Operating in a Converged Risk Environment

Gaining Traction Identifying risks as connected is gaining traction but there is a long way to go. It's a complicated process given all the interdependences. Statistics generated from polls during a KPMG 2025 webcast revealed: Only 27% of professionals believe that interconnected risks management in their organization is mature and effective. And nearly 40% believe that the biggest challenge in managing interconnected risks within the organization is the lack of integrated systems and risk data sharing. Success factors included a shared purpose and strategic alignment; clear guardrails and role clarity; and building equity and trust. [KPMG]

The Dual Nature of AI in Security It is becoming increasingly clear, AI doesn't care who uses it. The same capabilities that make it powerful and transformative also introduce new forms of risk. For example, attackers can use AI to scale and automate malicious operations while defenders can use AI to detect, prioritize, and respond faster than human teams alone. The tension between these two forces is shaping modern security strategy.

The Leadership Imperative

The convergence of geopolitics, AI, and insider risk is not a future scenario. It is the current operating environment.

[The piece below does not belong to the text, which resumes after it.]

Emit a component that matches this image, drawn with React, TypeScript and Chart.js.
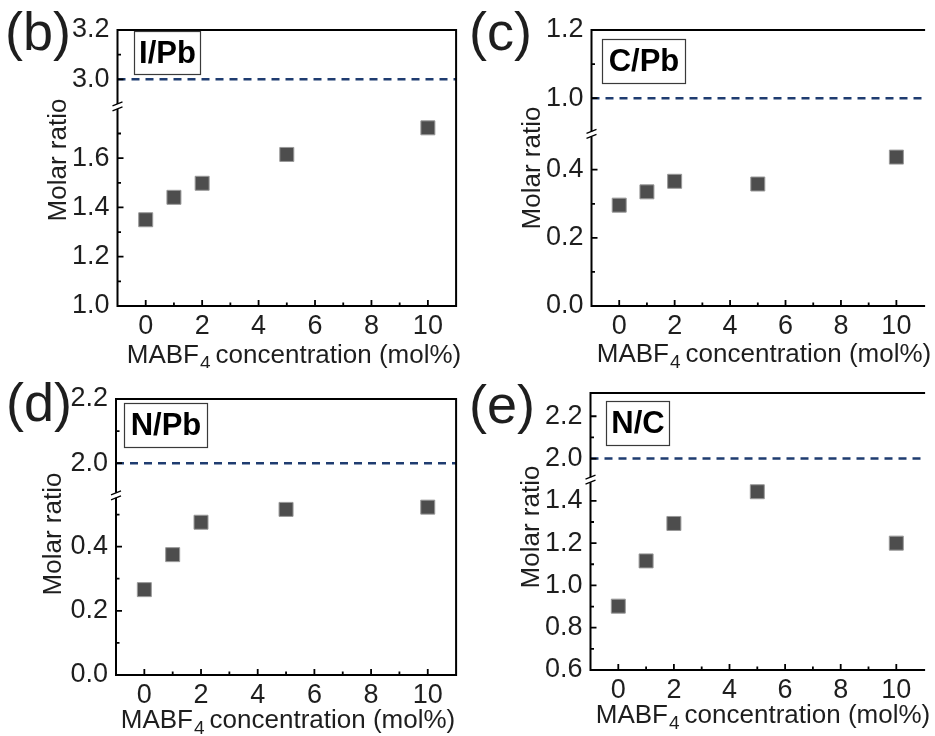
import React, { useEffect, useRef } from "react";
import { Chart, registerables } from "chart.js";

Chart.register(...registerables);

// ---------------- data ----------------
const concentrationMolPercent = [0, 1, 2, 5, 10];
const iodineToLead = [1.35, 1.441, 1.498, 1.615, 1.723];
const carbonToLead = [0.296, 0.335, 0.366, 0.358, 0.437];
const nitrogenToLead = [0.266, 0.375, 0.476, 0.516, 0.523];
const nitrogenToCarbon = [0.902, 1.116, 1.293, 1.443, 1.2];
const stoichiometricRatios = [3.0, 1.0, 2.0, 2.0];
const ratioNames = ["I/Pb", "C/Pb", "N/Pb", "N/C"];
const panelLetters = ["(b)", "(c)", "(d)", "(e)"];
const xMajorTicks = [0, 2, 4, 6, 8, 10];
const xMinorTicks = [1, 3, 5, 7, 9];
const yTicksB = [1.0, 1.2, 1.4, 1.6, 3.0, 3.2];
const yTicksC = [0.0, 0.2, 0.4, 1.0, 1.2];
const yTicksD = [0.0, 0.2, 0.4, 2.0, 2.2];
const yTicksE = [0.6, 0.8, 1.0, 1.2, 1.4, 2.0, 2.2];
const yMinorB = [1.1, 1.3, 1.5, 1.7, 3.1];
const yMinorC = [0.1, 0.3, 1.1];
const yMinorD = [0.1, 0.3, 0.5, 2.1];
const yMinorE = [0.7, 0.9, 1.1, 1.3, 2.1];
// broken axis ranges: [lower segment], [upper segment]
const yLowerB = [1.0, 1.81];
const yUpperB = [2.89, 3.2];
const yLowerC = [0.0, 0.505];
const yUpperC = [0.895, 1.2];
const yLowerD = [0.0, 0.56];
const yUpperD = [1.9, 2.2];
const yLowerE = [0.6, 1.5];
const yUpperE = [1.9, 2.31];
const xTitleMain = "MABF";
const xTitleSub = "4";
const xTitleRest = "concentration (mol%)";
const yTitle = "Molar ratio";

// ---------------- styles / layout ----------------
const FONT = '"Liberation Sans", Arial, Helvetica, sans-serif';
const TEXT = "#1e1e1e";
const POINT_FILL = "#4d4d4d";
const POINT_EDGE = "#9a9a9a";
const DASH_COLOR = "#1f3c70";

type Layout = {
  canvas: { left: number; top: number; w: number; h: number };
  area: { l: number; t: number; r: number; b: number };
  drawRight: boolean;
  letter: { x: number; y: number };
  box: { x: number; y: number; w: number; h: number };
  yTitle: { x: number; y: number };
  xTitle: { cx: number; y: number };
};

const layouts: Layout[] = [
  {
    canvas: { left: 0, top: 0, w: 467, h: 368 },
    area: { l: 117.5, t: 30, r: 462.3, b: 306 },
    drawRight: true,
    letter: { x: 5, y: 50 },
    box: { x: 134, y: 31, w: 67, h: 44 },
    yTitle: { x: 59, y: 160 },
    xTitle: { cx: 294, y: 363 },
  },
  {
    canvas: { left: 467, top: 0, w: 468, h: 368 },
    area: { l: 591.5, t: 30, r: 935, b: 306 },
    drawRight: false,
    letter: { x: 469, y: 50 },
    box: { x: 602, y: 39, w: 84, h: 45 },
    yTitle: { x: 533, y: 168 },
    xTitle: { cx: 764, y: 362 },
  },
  {
    canvas: { left: 0, top: 368, w: 467, h: 368 },
    area: { l: 116, t: 399, r: 461.5, b: 675 },
    drawRight: true,
    letter: { x: 6, y: 421 },
    box: { x: 124, y: 403, w: 84, h: 45 },
    yTitle: { x: 54, y: 534 },
    xTitle: { cx: 288, y: 728 },
  },
  {
    canvas: { left: 467, top: 368, w: 468, h: 368 },
    area: { l: 590.5, t: 393, r: 935, b: 670 },
    drawRight: false,
    letter: { x: 469, y: 423 },
    box: { x: 606, y: 401, w: 64, h: 45 },
    yTitle: { x: 532, y: 527 },
    xTitle: { cx: 763, y: 723 },
  },
];

type PanelData = {
  values: number[];
  reference: number;
  name: string;
  letter: string;
  ticks: number[];
  minor: number[];
  lower: number[];
  upper: number[];
};

const panelData: PanelData[] = [
  { values: iodineToLead, reference: stoichiometricRatios[0], name: ratioNames[0], letter: panelLetters[0], ticks: yTicksB, minor: yMinorB, lower: yLowerB, upper: yUpperB },
  { values: carbonToLead, reference: stoichiometricRatios[1], name: ratioNames[1], letter: panelLetters[1], ticks: yTicksC, minor: yMinorC, lower: yLowerC, upper: yUpperC },
  { values: nitrogenToLead, reference: stoichiometricRatios[2], name: ratioNames[2], letter: panelLetters[2], ticks: yTicksD, minor: yMinorD, lower: yLowerD, upper: yUpperD },
  { values: nitrogenToCarbon, reference: stoichiometricRatios[3], name: ratioNames[3], letter: panelLetters[3], ticks: yTicksE, minor: yMinorE, lower: yLowerE, upper: yUpperE },
];

function buildConfig(d: PanelData, L: Layout): any {
  const gap = d.upper[0] - d.lower[1];
  const tf = (v: number) => (v <= d.lower[1] ? v : v - gap);
  const ox = L.canvas.left;
  const oy = L.canvas.top;
  const areaL = L.area.l - ox;
  const areaT = L.area.t - oy;
  const areaR = L.area.r - ox;
  const areaB = L.area.b - oy;

  const overlay = {
    id: "overlay",
    afterDraw(chart: any) {
      const ctx = chart.ctx as CanvasRenderingContext2D;
      const ca = chart.chartArea;
      const xs = chart.scales.x;
      const ys = chart.scales.y;
      ctx.save();
      ctx.strokeStyle = "#000";
      ctx.lineCap = "butt";

      // break position
      const breakY = ys.getPixelForValue(d.lower[1]);
      const half = 2.5;

      // frame
      ctx.lineWidth = 2;
      ctx.beginPath();
      ctx.moveTo(ca.left - 1, ca.top);
      ctx.lineTo(ca.right + 1, ca.top);
      ctx.moveTo(ca.left - 1, ca.bottom);
      ctx.lineTo(ca.right + 1, ca.bottom);
      if (L.drawRight) {
        ctx.moveTo(ca.right, ca.top);
        ctx.lineTo(ca.right, ca.bottom);
      }
      ctx.moveTo(ca.left, ca.bottom);
      ctx.lineTo(ca.left, breakY + half);
      ctx.moveTo(ca.left, breakY - half);
      ctx.lineTo(ca.left, ca.top);
      ctx.stroke();

      // break marks
      ctx.lineWidth = 1.3;
      ctx.beginPath();
      ctx.moveTo(ca.left - 5, breakY - half + 2);
      ctx.lineTo(ca.left + 5, breakY - half - 2);
      ctx.moveTo(ca.left - 5, breakY + half + 2);
      ctx.lineTo(ca.left + 5, breakY + half - 2);
      ctx.stroke();

      // inward ticks
      ctx.lineWidth = 1.8;
      ctx.beginPath();
      xMajorTicks.forEach((v) => {
        const px = xs.getPixelForValue(v);
        ctx.moveTo(px, ca.bottom);
        ctx.lineTo(px, ca.bottom - 6);
      });
      xMinorTicks.forEach((v) => {
        const px = xs.getPixelForValue(v);
        ctx.moveTo(px, ca.bottom);
        ctx.lineTo(px, ca.bottom - 3.5);
      });
      d.ticks.forEach((v) => {
        const py = ys.getPixelForValue(tf(v));
        if (Math.abs(py - ca.top) < 1.5 || Math.abs(py - ca.bottom) < 1.5) return;
        ctx.moveTo(ca.left, py);
        ctx.lineTo(ca.left + 6, py);
      });
      d.minor.forEach((v) => {
        const py = ys.getPixelForValue(tf(v));
        ctx.moveTo(ca.left, py);
        ctx.lineTo(ca.left + 3.5, py);
      });
      ctx.stroke();

      // label box
      const bx = L.box.x - ox;
      const by = L.box.y - oy;
      ctx.fillStyle = "#fff";
      ctx.fillRect(bx, by, L.box.w, L.box.h);
      ctx.lineWidth = 1.2;
      ctx.strokeStyle = "#3a3a3a";
      ctx.strokeRect(bx + 0.5, by + 0.5, L.box.w - 1, L.box.h - 1);
      ctx.fillStyle = "#000";
      ctx.font = `bold 31px ${FONT}`;
      ctx.textAlign = "center";
      ctx.textBaseline = "middle";
      ctx.fillText(d.name, bx + L.box.w / 2, by + L.box.h / 2 + 1);

      // panel letter
      ctx.font = `54px ${FONT}`;
      ctx.textAlign = "left";
      ctx.textBaseline = "alphabetic";
      ctx.fillStyle = TEXT;
      ctx.fillText(d.letter, L.letter.x - ox, L.letter.y - oy);

      // y title
      ctx.save();
      ctx.translate(L.yTitle.x - ox, L.yTitle.y - oy);
      ctx.rotate(-Math.PI / 2);
      ctx.font = `26px ${FONT}`;
      ctx.textAlign = "center";
      ctx.textBaseline = "middle";
      ctx.fillText(yTitle, 0, 0);
      ctx.restore();

      // x title with subscript
      const mainFont = `26px ${FONT}`;
      const subFont = `19px ${FONT}`;
      ctx.font = mainFont;
      const wMain = ctx.measureText(xTitleMain).width;
      const wRest = ctx.measureText(xTitleRest).width;
      ctx.font = subFont;
      const wSub = ctx.measureText(xTitleSub).width;
      const spacing = 5;
      const total = wMain + 1 + wSub + spacing + wRest;
      const x0 = L.xTitle.cx - ox - total / 2;
      const y0 = L.xTitle.y - oy;
      ctx.textAlign = "left";
      ctx.textBaseline = "alphabetic";
      ctx.font = mainFont;
      ctx.fillText(xTitleMain, x0, y0);
      ctx.font = subFont;
      ctx.fillText(xTitleSub, x0 + wMain + 1, y0 + 6);
      ctx.font = mainFont;
      ctx.fillText(xTitleRest, x0 + wMain + 1 + wSub + spacing, y0);

      ctx.restore();
    },
  };

  return {
    type: "scatter",
    data: {
      datasets: [
        {
          type: "line",
          data: [
            { x: -1, y: tf(d.reference) },
            { x: 11, y: tf(d.reference) },
          ],
          borderColor: DASH_COLOR,
          borderWidth: 2.5,
          borderDash: [8, 6],
          pointRadius: 0,
          fill: false,
          order: 2,
        },
        {
          type: "scatter",
          data: concentrationMolPercent.map((x, i) => ({ x, y: tf(d.values[i]) })),
          pointStyle: "rect",
          pointRadius: 9.9,
          backgroundColor: POINT_FILL,
          borderColor: POINT_EDGE,
          borderWidth: 1,
          order: 1,
        },
      ],
    },
    options: {
      responsive: false,
      animation: false,
      devicePixelRatio: 1,
      events: [],
      layout: {
        padding: { left: 0, top: areaT, right: Math.max(0, L.canvas.w - areaR), bottom: 0 },
      },
      plugins: { legend: { display: false }, tooltip: { enabled: false }, title: { display: false } },
      scales: {
        x: {
          type: "linear",
          min: -1,
          max: 11,
          grid: { display: false, drawTicks: false },
          border: { display: false },
          afterBuildTicks: (s: any) => {
            s.ticks = xMajorTicks.map((v) => ({ value: v }));
          },
          afterFit: (s: any) => {
            s.height = L.canvas.h - areaB;
          },
          ticks: {
            autoSkip: false,
            maxRotation: 0,
            padding: 4,
            color: TEXT,
            font: { family: FONT, size: 27 },
            callback: (v: any) => String(v),
          },
        },
        y: {
          type: "linear",
          min: d.lower[0],
          max: tf(d.upper[1]),
          grid: { display: false, drawTicks: false },
          border: { display: false },
          afterBuildTicks: (s: any) => {
            s.ticks = d.ticks.map((v) => ({ value: tf(v) }));
          },
          afterFit: (s: any) => {
            s.width = areaL;
          },
          ticks: {
            autoSkip: false,
            padding: 8,
            color: TEXT,
            font: { family: FONT, size: 27 },
            callback: (_v: any, idx: number) => d.ticks[idx].toFixed(1),
          },
        },
      },
    },
    plugins: [overlay],
  };
}

function Panel({ index }: { index: number }) {
  const ref = useRef<HTMLCanvasElement | null>(null);
  const L = layouts[index];
  useEffect(() => {
    if (!ref.current) return;
    const chart = new Chart(ref.current, buildConfig(panelData[index], L));
    return () => chart.destroy();
  }, [index]);
  return (
    <canvas
      ref={ref}
      width={L.canvas.w}
      height={L.canvas.h}
      style={{ position: "absolute", left: L.canvas.left, top: L.canvas.top, width: L.canvas.w, height: L.canvas.h }}
    />
  );
}

export default function App() {
  return (
    <div style={{ position: "absolute", left: 0, top: 0, width: 935, height: 736, background: "#fff", overflow: "hidden" }}>
      {[0, 1, 2, 3].map((i) => (
        <Panel key={i} index={i} />
      ))}
    </div>
  );
}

Security leaders who continue to manage these domains independently will remain reactive. Those who succeed will be the ones who integrate intelligence across human, technical, and geopolitical dimensions, and who can articulate that picture clearly to executive leadership. However, part of the problem also lies in Boards of Directors not recognizing the connected picture. The notion of a reliable holistic enterprise security assessment for business remains largely unshared.

The question is no longer whether these risks intersect, but whether your organization is structured to see them as one.